Thelymitra was established by Johann Reinhold Forster and Georg Forster in Characteres Generum Plantarum (p. 97, 1776), making it one of the earlier formally described Southern Hemisphere orchid genera. The type species, T. longifolia, was collected during Cook's second expedition. Earlier collections by Joseph Banks on the first expedition preceded formal description. Robert Brown later described T. venosa in 1810 from Port Jackson (Sydney Harbour area), part of his systematic treatment of Australian flora.

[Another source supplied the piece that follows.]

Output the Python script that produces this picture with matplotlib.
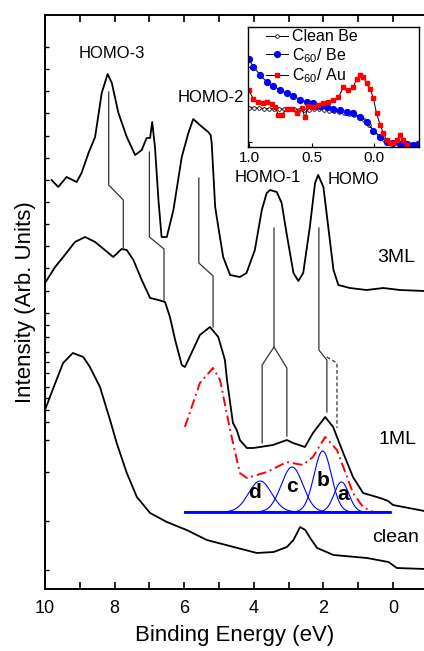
import numpy as np
import matplotlib
matplotlib.use('Agg')
import matplotlib.pyplot as plt
from matplotlib.ticker import FixedLocator

plt.rcParams['font.family'] = ['Liberation Sans', 'DejaVu Sans']
plt.rcParams['mathtext.fontset'] = 'custom'
plt.rcParams['mathtext.rm'] = 'Liberation Sans'

# --- main spectra (binding energy in eV, intensity arb. units) ---
clean_e = [10, 9.76, 9.48, 9.2, 8.9, 8.71, 8.42, 8.13, 7.94, 7.65, 7.36, 6.98, 6.5,
           5.93, 5.35, 4.58, 3.91, 3.43, 3.05, 2.86, 2.67, 2.52, 2.38, 2.18, 1.71,
           0.75, 0.13, -0.11, -0.9]
clean_i = [241, 263, 288, 298, 294, 284, 264, 231, 208, 178, 154, 138, 129,
           121, 111, 104, 98, 99, 104, 111, 124, 121, 113, 103, 96,
           93, 89, 83, 82]

ml1_e = [10, 9.71, 9.43, 9.14, 8.85, 8.56, 8.28, 8.04, 7.8, 7.65, 7.46, 7.22, 6.98,
         6.74, 6.55, 6.41, 6.26, 6.07, 5.98, 5.79, 5.55, 5.26, 5.02, 4.83, 4.77,
         4.6, 4.49, 4.4, 4.2, 4.02, 3.82, 3.45, 3.05, 2.87, 2.53, 2.3, 1.95, 1.72,
         1.43, 1.15, 0.86, 0.37, 0.14, 0.0, -0.9]
ml1_i = [368, 384, 396, 409, 414, 409, 401, 394, 402, 401, 391, 371, 353,
         351, 349, 334, 311, 286, 284, 298, 316, 324, 314, 291, 271,
         228, 221, 211, 203, 203, 204, 206, 211, 208, 204, 218, 234, 224,
         198, 174, 158, 153, 150, 146, 140]

ml3_e = [9.81, 9.62, 9.38, 9.09, 8.95, 8.75, 8.56, 8.37, 8.2, 8.08, 7.89, 7.65, 7.41,
         7.22, 7.08, 6.98, 6.92, 6.84, 6.74, 6.65, 6.5, 6.31, 6.07, 5.88, 5.74,
         5.55, 5.31, 5.24, 5.21, 5.11, 5.02, 4.88, 4.68, 4.4, 4.21, 3.97, 3.77,
         3.63, 3.53, 3.34, 3.2, 3.06, 2.86, 2.72, 2.58, 2.39, 2.24, 2.15, 2.0,
         1.86, 1.71, 1.57, 1.24, 0.76, 0.28, -0.2, -0.9]
ml3_i = [471, 464, 474, 469, 478, 498, 514, 558, 577, 568, 538, 514, 496,
         501, 513, 513, 529, 504, 451, 414, 414, 441, 494, 518, 532,
         526, 519, 516, 508, 444, 424, 394, 376, 374, 378, 401, 441,
         458, 461, 459, 448, 418, 378, 370, 378, 424, 468, 476, 464,
         424, 381, 366, 363, 361, 363, 361, 360]

# fit envelope (red dash-dot)
fit_e = [5.98, 5.55, 5.17, 4.97, 4.68, 4.4, 4.2, 3.62, 3.05, 2.59, 2.3, 1.95, 1.61,
         1.32, 1.15, 0.86, 0.57]
fit_i = [224, 268, 283, 271, 221, 178, 173, 179, 189, 186, 194, 214, 201,
         174, 158, 144, 139]

# gaussian components a-d
comp_names = ['d', 'c', 'b', 'a']
comp_center = [3.82, 2.90, 2.02, 1.48]
comp_height = [31, 45, 61, 30]
comp_sigma = [0.33, 0.31, 0.25, 0.21]
comp_label_e = [3.97, 2.90, 2.01, 1.44]
comp_label_i = [158, 164, 170, 156]
comp_base = 139
comp_range = (5.98, 0.09)

# peak correlation guide lines
guides = [
    ([8.17, 8.17, 7.75, 7.75], [559, 466, 451, 403]),
    ([7.0, 7.0, 6.58, 6.58], [499, 414, 402, 351]),
    ([5.58, 5.58, 5.17, 5.17], [473, 388, 375, 324]),
    ([3.42, 3.42, 3.76, 3.76], [423, 304, 286, 208]),
    ([3.42, 3.05, 3.05], [304, 283, 215]),
    ([2.13, 2.13, 1.9, 1.9], [423, 301, 291, 239]),
]
guide_dash = ([1.9, 1.61, 1.61], [294, 288, 223])

# --- inset: valence band edge ---
be_e = [1.0, 0.96, 0.92, 0.88, 0.84, 0.80, 0.76, 0.72, 0.68, 0.64, 0.60, 0.56, 0.52,
        0.48, 0.44, 0.40, 0.36, 0.32, 0.28, 0.24, 0.20, 0.16, 0.12, 0.08, 0.04, 0.0,
        -0.04, -0.08, -0.12, -0.16, -0.20, -0.24, -0.28, -0.32, -0.36]
be_i = [39, 39, 39, 38.5, 38.5, 38.5, 38, 38, 38, 38, 37.5, 37, 37.5,
        38, 38, 37.5, 36.5, 36, 35, 34, 33.5, 32, 30, 27, 22, 16,
        11, 7, 5, 4, 3.5, 3, 2.8, 2.5, 2.5]

c60be_e = [1.0, 0.965, 0.91, 0.86, 0.805, 0.75, 0.7, 0.645, 0.59, 0.54, 0.485, 0.43,
           0.38, 0.325, 0.27, 0.22, 0.165, 0.11, 0.06, 0.005, -0.05, -0.1, -0.155,
           -0.21, -0.26, -0.315, -0.355]
c60be_i = [88, 80, 72, 65.3, 61, 57, 54, 51, 47, 45.3, 43.7, 41,
           39.7, 38.3, 37, 35.3, 33.7, 30.3, 25.3, 16.3, 10.3, 5.3, 3.7,
           3, 2.7, 2.3, 2.7]

c60au_e = [1.0, 0.965, 0.925, 0.885, 0.86, 0.82, 0.79, 0.765, 0.74, 0.7, 0.66, 0.62,
           0.58, 0.55, 0.525, 0.485, 0.445, 0.405, 0.365, 0.325, 0.285, 0.245, 0.205,
           0.165, 0.14, 0.11, 0.085, 0.06, 0.03, 0.005, -0.02, -0.05, -0.075, -0.1,
           -0.13, -0.155, -0.18, -0.21, -0.235, -0.26]
c60au_i = [57, 47.7, 45.3, 44.3, 45.3, 43, 40.3, 32, 32, 37.7, 37.7, 33.7,
           38.7, 29.7, 41, 40.3, 42, 43.7, 45.3, 47, 49.7, 59.7, 57,
           60.3, 67.7, 72, 69.7, 63.7, 57.7, 48.7, 33.7, 22, 13.7, 7,
           4.3, 4.3, 7, 12, 7, 2]

fig = plt.figure(figsize=(4.24, 6.51), dpi=100)
ax = fig.add_axes([45/424, 62/651, 1 - 45/424, 574/651])

lc = '0.2'
ax.plot(clean_e, clean_i, color='k', lw=1.3)
ax.plot(ml1_e, ml1_i, color='k', lw=1.3)
ax.plot(ml3_e, ml3_i, color='k', lw=1.3)
for gx, gy in guides:
    ax.plot(gx, gy, color=lc, lw=0.9)
ax.plot(guide_dash[0], guide_dash[1], color=lc, lw=0.9, ls=(0, (3, 2)))

ax.plot(fit_e, fit_i, color='red', lw=1.4, ls=(0, (5, 2, 1, 2)))

xg = np.linspace(comp_range[0], comp_range[1], 300)
for c, h, s in zip(comp_center, comp_height, comp_sigma):
    ax.plot(xg, comp_base + h * np.exp(-0.5 * ((xg - c) / s) ** 2), color='blue', lw=0.8)
ax.plot(comp_range, [comp_base, comp_base], color='blue', lw=2)

for name, le, li in zip(comp_names, comp_label_e, comp_label_i):
    ax.text(le, li, name, fontsize=15, fontweight='bold', ha='center', va='center')

ax.text(8.07, 598, 'HOMO-3', fontsize=12, ha='center', va='center')
ax.text(5.23, 554, 'HOMO-2', fontsize=12, ha='center', va='center')
ax.text(3.59, 473, 'HOMO-1', fontsize=12, ha='center', va='center')
ax.text(1.15, 471, 'HOMO', fontsize=12, ha='center', va='center')
ax.text(-0.09, 393, '3ML', fontsize=14, ha='center', va='center')
ax.text(-0.14, 211, '1ML', fontsize=14, ha='center', va='center')
ax.text(-0.06, 113, 'clean', fontsize=14, ha='center', va='center')

ax.set_xlim(10, 10 - 379/34.8)
ax.set_ylim(651 - 589, 651 - 15)
ax.xaxis.set_major_locator(FixedLocator([10, 8, 6, 4, 2, 0]))
ax.xaxis.set_minor_locator(FixedLocator([9, 7, 5, 3, 1]))
ytk = [604, 582, 560, 538, 515, 493, 471, 449, 427, 405, 383, 360, 338, 326, 314,
       299, 289, 278, 264, 253, 241, 229, 211, 179, 130, 81]
ax.yaxis.set_major_locator(FixedLocator(ytk))
ax.set_yticklabels([])
ax.tick_params(axis='x', which='both', direction='in', top=True, labelsize=13,
               length=5, width=1.2, pad=8)
ax.tick_params(axis='y', which='both', direction='in', length=3, width=1)
ax.spines['right'].set_visible(False)
for s in ['left', 'bottom', 'top']:
    ax.spines[s].set_linewidth(1.4)
ax.set_xlabel('Binding Energy (eV)', fontsize=16, labelpad=6)
ax.set_ylabel('Intensity (Arb. Units)', fontsize=16, labelpad=3)

# inset
ins = fig.add_axes([248/424, (651-147)/651, 171/424, 120/651])
ins.plot(be_e, be_i, color='k', lw=0.7, marker='o', ms=2.6, mfc='white', mec='k',
         mew=0.6, label='Clean Be')
ins.plot(c60be_e, c60be_i, color='k', lw=0.7, marker='o', ms=4.2, mfc='blue',
         mec='blue', label='C$_{60}$/ Be')
ins.plot(c60au_e, c60au_i, color='k', lw=0.7, marker='s', ms=3.3, mfc='red',
         mec='red', label='C$_{60}$/ Au')
ins.set_xlim(1.008, -0.36)
ins.set_ylim(0, 120)
ins.xaxis.set_major_locator(FixedLocator([1.0, 0.5, 0.0]))
ins.set_xticklabels(['1.0', '0.5', '0.0'])
ins.yaxis.set_major_locator(FixedLocator([5, 40, 80]))
ins.set_yticklabels([])
ins.tick_params(direction='in', labelsize=11, length=3, width=0.8, pad=3)
for s in ins.spines.values():
    s.set_linewidth(1.0)
ins.legend(loc='upper left', bbox_to_anchor=(0.05, 1.06), frameon=False, fontsize=11.5,
           handlelength=1.4, handletextpad=0.2, labelspacing=0.1, borderaxespad=0.2)

fig.savefig('out.png', dpi=100)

The genus sits within family Orchidaceae, order Asparagales, class Liliopsida, in the monocot lineage. GBIF records 159 descendant taxa. The genus is characterised within Orchidaceae by its almost undifferentiated perianth — the labellum is not markedly dissimilar from the other petals — and by the elaborately modified column, which distinguishes it from superficially similar genera.

Conservation

Multiple Thelymitra species face significant conservation pressure, primarily from habitat loss, altered fire regimes, weed invasion, and changed hydrology. Thelymitra epipactoides (metallic sun-orchid) is classified as Endangered by the IUCN. T. gregaria (clumping sun orchid), T. hiemalis (winter sun-orchid), and the hybrid T. × mackibbinii are classified as Critically Endangered. These species tend to occur in small, isolated populations in remnant grassland or woodland, making them vulnerable to local extinction events.

Cultivation

Sun orchids are regarded as challenging subjects in cultivation. They require a freely draining, dense growing medium incorporating partially composted organic matter, replicating the lean, well-aerated soils of their native habitats. The principal difficulty is inducing flowering: blooms open only when temperatures are sufficiently high and light levels are strong, and they close again in cool or overcast conditions. Growers outside Australia have used incandescent lighting to provide the warmth and intensity needed to trigger flower opening. Hybrid development within the genus has produced plants with improved vigour and a wider colour range compared with wild-collected parents.